For a movie that references a dozen complex and challenging 1960s and 1970s arthouse classics, The Squid and the Whale assiduously avoids stylistic quotation from older movies. Was this a reaction to his parents' intellectual tastes?
"Well, the references are there because they were the references of those characters," Baumbach says. "Bernard obviously likes more 'meta' stuff, more analytic and intellectual - Godard over Truffaut, for instance, or Antonioni over Fellini. He thinks he's right a lot of the time. But what I discovered about myself in writing and making the movie was that the kind of movies I want to make are less like that, and more open and emotional. I suppose that was - and it was unconscious at the time - the biggest reaction against my parents. Not that they didn't love lots of very visceral movies and books - it wasn't all about Thomas Pynchon - but I did grow up with the idea that the better stuff was dryer, more cerebral - and I threw that out on this movie. My film is emotional rather than meta, and that's my rebellion."
RETURNING FINALLY TO the far side of that 10-year hiatus, I ask if he was perhaps too young to be directing when he made Kicking and Screaming. It seems as though he had to pay all his dues after his first movie, instead of before.
"It's probably true," Baumbach says. "I just saw it again with the cast and a Q&A session afterwards. All the stuff that bothers me about it, that I feel critical of now, is balanced by all the young-man stuff. There's a kind of openness in that movie that's really nice. Watching it again - and I couldn't watch all of it - I was sort of cringing and impressed at the same time that this version ofme 11 years ago had done this.
"I wanted to write and direct movies from a very young age.

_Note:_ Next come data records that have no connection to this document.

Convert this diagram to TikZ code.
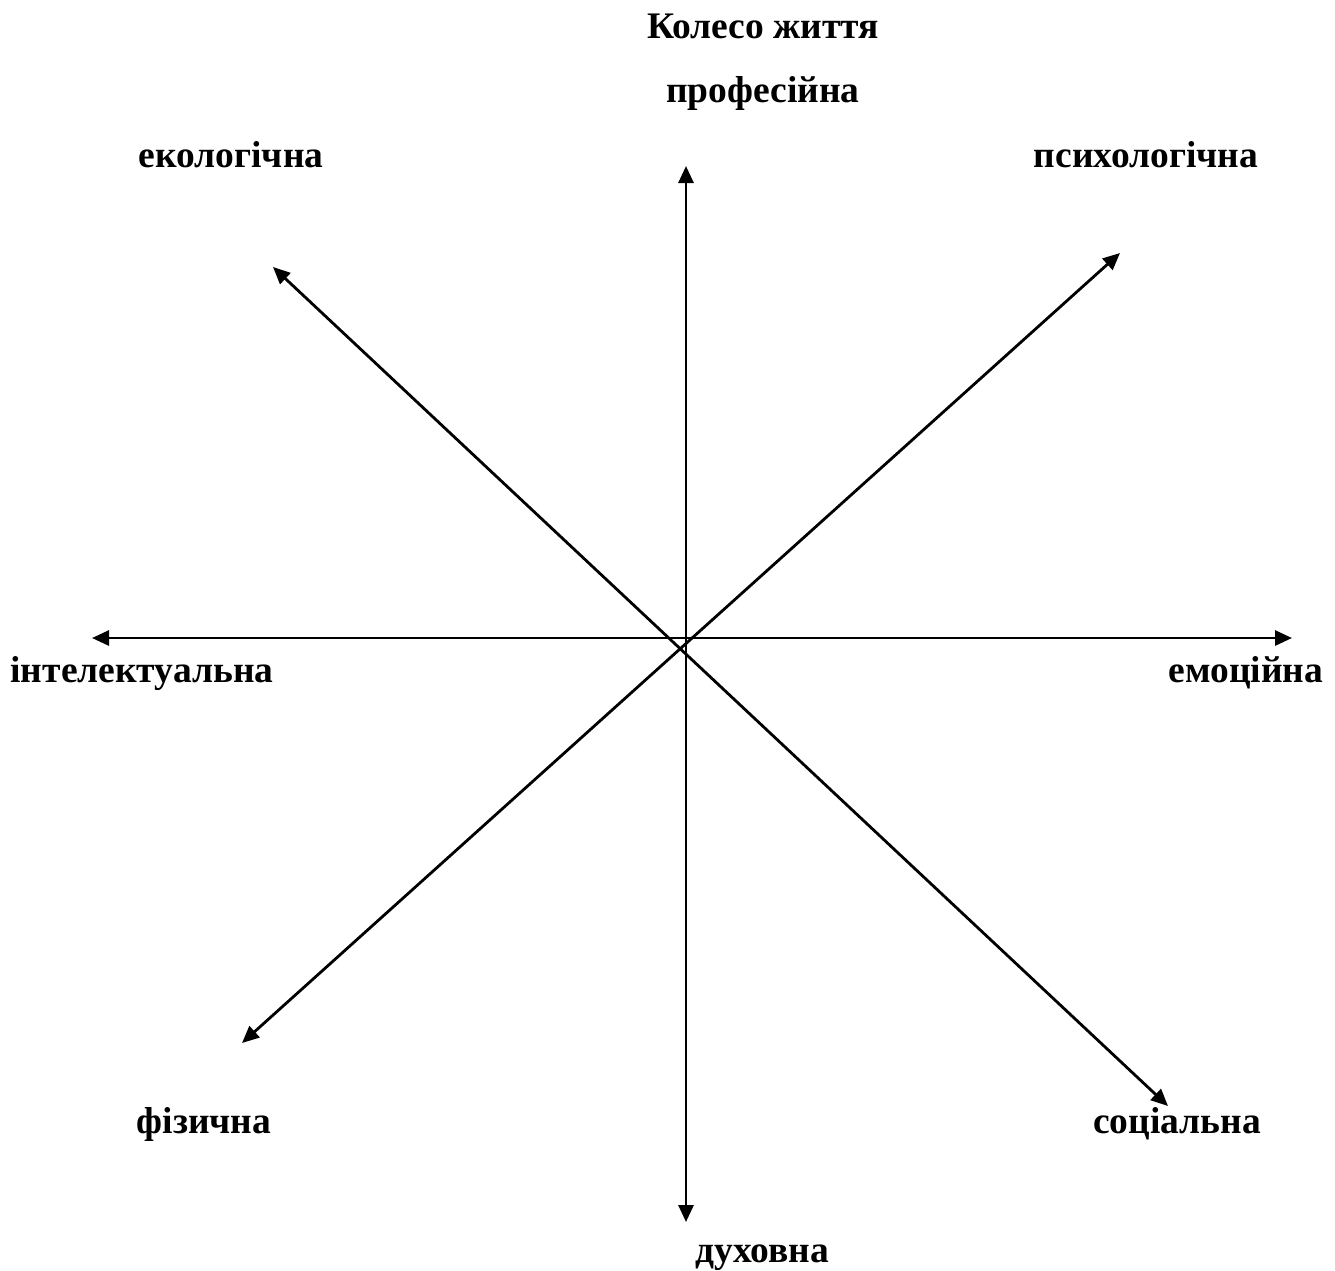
\documentclass[tikz,border=0pt]{standalone}
\usepackage{fontspec}
\setmainfont{Liberation Serif}
\usetikzlibrary{arrows.meta}
\begin{document}
\begin{tikzpicture}[x=1pt,y=-1pt,
  lbl/.style={font=\fontsize{37.5}{40}\selectfont\bfseries, inner sep=0pt, anchor=base},
  axis/.style={line width=2.8pt, {Triangle[length=17pt,width=15pt]}-{Triangle[length=17pt,width=15pt]}}]
\useasboundingbox (0,0) rectangle (1335,1270);
% labels
\node[lbl] (title) at (763,38) {Колесо життя};
\node[lbl] (prof) at (763,102) {професійна};
\node[lbl] (eko) at (231,167) {екологічна};
\node[lbl] (psy) at (1146,167) {психологічна};
\node[lbl] (int) at (142,682) {інтелектуальна};
\node[lbl] (emo) at (1246,682) {емоційна};
\node[lbl] (fiz) at (204,1133) {фізична};
\node[lbl] (soc) at (1177,1133) {соціальна};
\node[lbl] (duh) at (762,1262) {духовна};
% arrow tips
\coordinate (vt) at (686,166);
\coordinate (vb) at (686,1222);
\coordinate (hl) at (92,638);
\coordinate (hr) at (1292,638);
\coordinate (nw) at (273,267);
\coordinate (se) at (1168,1106);
\coordinate (ne) at (1120,253);
\coordinate (sw) at (242,1043);
\draw[axis] (vb) -- (vt);
\draw[axis] (hl) -- (hr);
\draw[axis] (se) -- (nw);
\draw[axis] (sw) -- (ne);
\end{tikzpicture}
\end{document}
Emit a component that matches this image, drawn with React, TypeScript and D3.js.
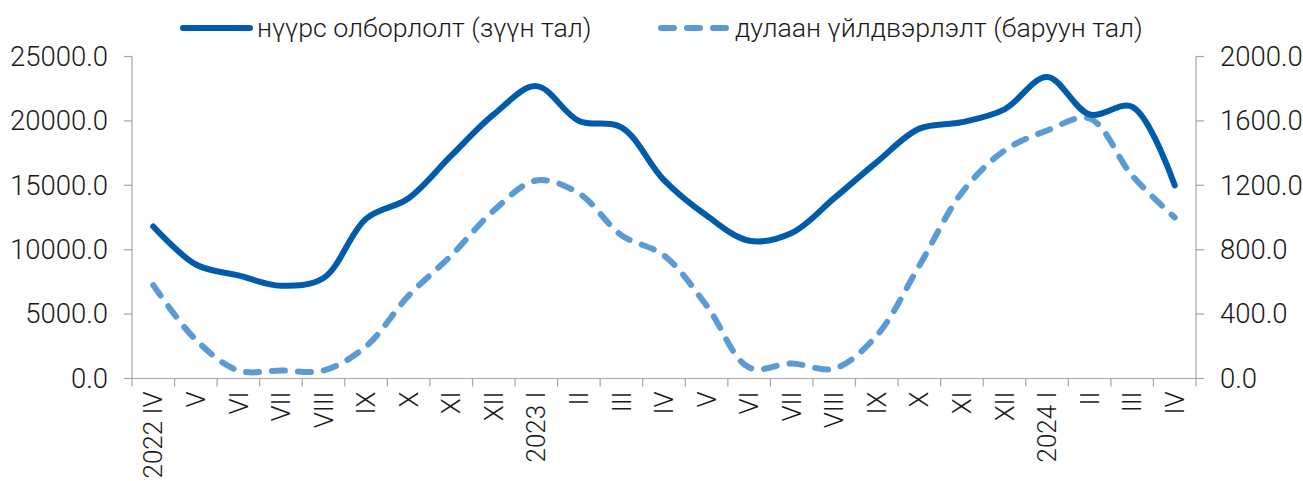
import React, { useEffect, useRef } from 'react';
import * as d3 from 'd3';

const categories = [
  '2022 IV', 'V', 'VI', 'VII', 'VIII', 'IX', 'X', 'XI', 'XII',
  '2023 I', 'II', 'III', 'IV', 'V', 'VI', 'VII', 'VIII', 'IX', 'X', 'XI', 'XII',
  '2024 I', 'II', 'III', 'IV',
];

// нүүрс олборлолт, left axis
const coal = [
  11800, 8850, 8000, 7200, 7800, 12400, 14000, 17300, 20500,
  22700, 20000, 19500, 15400, 12650, 10700, 11300, 14000, 16800, 19400, 19900, 20900,
  23400, 20500, 21100, 15000,
];

// дулаан үйлдвэрлэлт, right axis
const heat = [
  580, 240, 50, 50, 50, 200, 515, 764, 1043,
  1230, 1150, 890, 764, 453, 68, 93, 62, 267, 702, 1155, 1416,
  1540, 1615, 1260, 1000,
];

const leftTicks = [0, 5000, 10000, 15000, 20000, 25000];
const rightTicks = [0, 400, 800, 1200, 1600, 2000];

const legendItems = [
  { label: 'нүүрс олборлолт (зүүн тал)', color: '#005BAA', dash: null },
  { label: 'дулаан үйлдвэрлэлт (баруун тал)', color: '#5B9BD5', dash: '13 13' },
];

const W = 1303;
const H = 481;
const FONT = 'Roboto, sans-serif';
const FS = 27.5;

export default function App() {
  const ref = useRef<SVGSVGElement | null>(null);

  useEffect(() => {
    document.body.style.margin = '0';
    const svg = d3.select(ref.current);
    svg.selectAll('*').remove();

    const left = 132;
    const right = 1196;
    const top = 56.5;
    const bottom = 378.5;

    const x = d3.scaleBand().domain(categories.map((_, i) => String(i))).range([left, right]);
    const yL = d3.scaleLinear().domain([0, 25000]).range([bottom, top]);
    const yR = d3.scaleLinear().domain([0, 2000]).range([bottom, top]);
    const cx = (i: number) => (x(String(i)) as number) + x.bandwidth() / 2;

    const axisColor = '#a6a6a6';
    const textColor = '#1a1a1a';

    // left axis
    const gL = svg.append('g');
    gL.append('line').attr('x1', left).attr('x2', left).attr('y1', top).attr('y2', bottom)
      .attr('stroke', axisColor).attr('stroke-width', 1.2);
    gL.selectAll('line.t').data(leftTicks).enter().append('line')
      .attr('x1', left - 8).attr('x2', left).attr('y1', d => yL(d)).attr('y2', d => yL(d))
      .attr('stroke', axisColor).attr('stroke-width', 1.2);
    gL.selectAll('text').data(leftTicks).enter().append('text')
      .attr('x', 108).attr('y', d => yL(d)).attr('dy', '0.34em')
      .attr('text-anchor', 'end').attr('font-family', FONT).attr('font-weight', 300)
      .attr('font-size', FS).attr('fill', textColor)
      .text(d => d.toFixed(1));

    // right axis
    const gR = svg.append('g');
    gR.append('line').attr('x1', right).attr('x2', right).attr('y1', top).attr('y2', bottom)
      .attr('stroke', axisColor).attr('stroke-width', 1.2);
    gR.selectAll('line.t').data(rightTicks).enter().append('line')
      .attr('x1', right).attr('x2', right + 8).attr('y1', d => yR(d)).attr('y2', d => yR(d))
      .attr('stroke', axisColor).attr('stroke-width', 1.2);
    gR.selectAll('text').data(rightTicks).enter().append('text')
      .attr('x', 1220).attr('y', d => yR(d)).attr('dy', '0.34em')
      .attr('text-anchor', 'start').attr('font-family', FONT).attr('font-weight', 300)
      .attr('font-size', FS).attr('fill', textColor)
      .text(d => d.toFixed(1));

    // x axis
    const gX = svg.append('g');
    gX.append('line').attr('x1', left).attr('x2', right).attr('y1', bottom).attr('y2', bottom)
      .attr('stroke', axisColor).attr('stroke-width', 1.2);
    const bounds = d3.range(categories.length + 1).map(i => left + i * x.bandwidth());
    gX.selectAll('line.t').data(bounds).enter().append('line')
      .attr('x1', d => d).attr('x2', d => d).attr('y1', bottom).attr('y2', bottom + 8)
      .attr('stroke', axisColor).attr('stroke-width', 1.2);
    gX.selectAll('text').data(categories).enter().append('text')
      .attr('transform', (_, i) => `translate(${cx(i)},${bottom + 13}) rotate(-90)`)
      .attr('text-anchor', 'end').attr('dy', '0.35em')
      .attr('font-family', FONT).attr('font-weight', 300).attr('font-size', 26)
      .attr('fill', textColor)
      .text(d => d);

    const curve = d3.curveCatmullRom.alpha(0.5);

    svg.append('path').datum(heat)
      .attr('fill', 'none').attr('stroke', '#5B9BD5').attr('stroke-width', 6)
      .attr('stroke-linecap', 'round').attr('stroke-dasharray', '13 13')
      .attr('d', d3.line<number>().x((_, i) => cx(i)).y(d => yR(d)).curve(curve));

    svg.append('path').datum(coal)
      .attr('fill', 'none').attr('stroke', '#005BAA').attr('stroke-width', 6)
      .attr('stroke-linecap', 'round')
      .attr('d', d3.line<number>().x((_, i) => cx(i)).y(d => yL(d)).curve(curve));

    // legend
    const legendX = [180, 658];
    const lg = svg.append('g').selectAll('g').data(legendItems).enter().append('g')
      .attr('transform', (_, i) => `translate(${legendX[i]},28)`);
    lg.append('line').attr('x1', 3).attr('x2', 70).attr('y1', 0).attr('y2', 0)
      .attr('stroke', d => d.color).attr('stroke-width', 6).attr('stroke-linecap', 'round')
      .attr('stroke-dasharray', d => d.dash);
    lg.append('text').attr('x', 77).attr('dy', '0.34em')
      .attr('font-family', FONT).attr('font-weight', 300).attr('font-size', 26.7)
      .attr('fill', textColor).text(d => d.label);
  }, []);

  return <svg ref={ref} width={W} height={H} style={{ display: 'block', background: '#fff' }} />;
}
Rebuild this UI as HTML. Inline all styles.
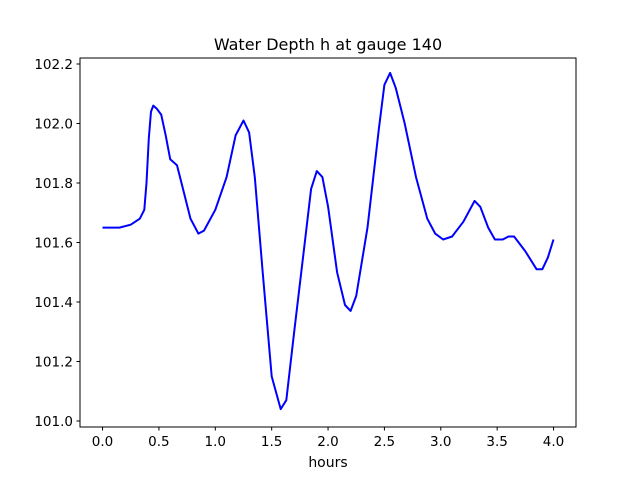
<!DOCTYPE html>
<html><head><meta charset="utf-8"><style>
body{margin:0;background:#fff}
svg text{font-family:"DejaVu Sans","Liberation Sans",sans-serif;fill:#000}
</style></head><body>
<svg width="640" height="480" xmlns="http://www.w3.org/2000/svg">
<rect width="640" height="480" fill="#fff"/>
<text x="328" y="50" font-size="16" text-anchor="middle">Water Depth h at gauge 140</text>
<g id="xt"></g>
<g id="yt"></g>
<polyline id="line" fill="none" stroke="#0000ff" stroke-width="2" stroke-linejoin="round"/>
<rect x="80" y="58" width="496" height="369" fill="none" stroke="#000" stroke-width="1"/>
<text x="328" y="467" font-size="14" text-anchor="middle">hours</text>
</svg>
<script>
const hours=[0,0.15,0.25,0.33,0.37,0.39,0.41,0.43,0.45,0.48,0.52,0.56,0.6,0.63,0.66,0.7,0.78,0.85,0.9,1.0,1.1,1.18,1.25,1.3,1.35,1.42,1.5,1.58,1.63,1.7,1.8,1.85,1.9,1.95,2.0,2.08,2.15,2.2,2.25,2.35,2.45,2.5,2.55,2.6,2.68,2.78,2.88,2.95,3.02,3.1,3.2,3.3,3.35,3.42,3.48,3.55,3.6,3.65,3.75,3.85,3.9,3.95,4.0];
const depth=[101.65,101.65,101.66,101.68,101.71,101.8,101.95,102.04,102.06,102.05,102.03,101.96,101.88,101.87,101.86,101.8,101.68,101.63,101.64,101.71,101.82,101.96,102.01,101.97,101.82,101.50,101.15,101.04,101.07,101.3,101.62,101.78,101.84,101.82,101.72,101.50,101.39,101.37,101.42,101.65,101.98,102.13,102.17,102.12,102.00,101.82,101.68,101.63,101.61,101.62,101.67,101.74,101.72,101.65,101.61,101.61,101.62,101.62,101.57,101.51,101.51,101.55,101.61];
const xTicks=[0.0,0.5,1.0,1.5,2.0,2.5,3.0,3.5,4.0];
const yTicks=[101.0,101.2,101.4,101.6,101.8,102.0,102.2];
const X=v=>80+(v+0.2)*112.75;
const Y=v=>421-(v-101.0)*297.5;
const NS="http://www.w3.org/2000/svg";
document.getElementById('line').setAttribute('points',hours.map((h,i)=>X(h).toFixed(1)+','+Y(depth[i]).toFixed(1)).join(' '));
const xt=document.getElementById('xt');
xTicks.forEach(t=>{
 const l=document.createElementNS(NS,'line');
 
 
 l.setAttribute('x1',X(t));l.setAttribute('x2',X(t));l.setAttribute('y1',427);l.setAttribute('y2',430.5);l.setAttribute('stroke','#000');
 xt.appendChild(l);
 const s=document.createElementNS(NS,'text');
 
 
 s.setAttribute('x',X(t));s.setAttribute('y',446);s.setAttribute('font-size','13.5');s.setAttribute('text-anchor','middle');
 s.textContent=t.toFixed(1);xt.appendChild(s);
});
const yt=document.getElementById('yt');
yTicks.forEach(t=>{
 const l=document.createElementNS(NS,'line');
 
 
 l.setAttribute('x1',76.5);l.setAttribute('x2',80);l.setAttribute('y1',Y(t));l.setAttribute('y2',Y(t));l.setAttribute('stroke','#000');
 yt.appendChild(l);
 const s=document.createElementNS(NS,'text');
 
 
 s.setAttribute('x',73);s.setAttribute('y',Y(t)+5);s.setAttribute('font-size','13.5');s.setAttribute('text-anchor','end');
 s.textContent=t.toFixed(1);yt.appendChild(s);
});
</script>
</body></html>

Then I was actually doing it at a very young age, 25, and I think the long gap that we mentioned was sort of me growing up as a person. I figured out in that time that if you want to make more personal movies - and it's very hard in Hollywood, where there's all this pressure to define what genre it is, and sum it all up in a pitch - you have to let the movie become what it becomes.
"I try to trust that instinct more and more now, and it's not that easy."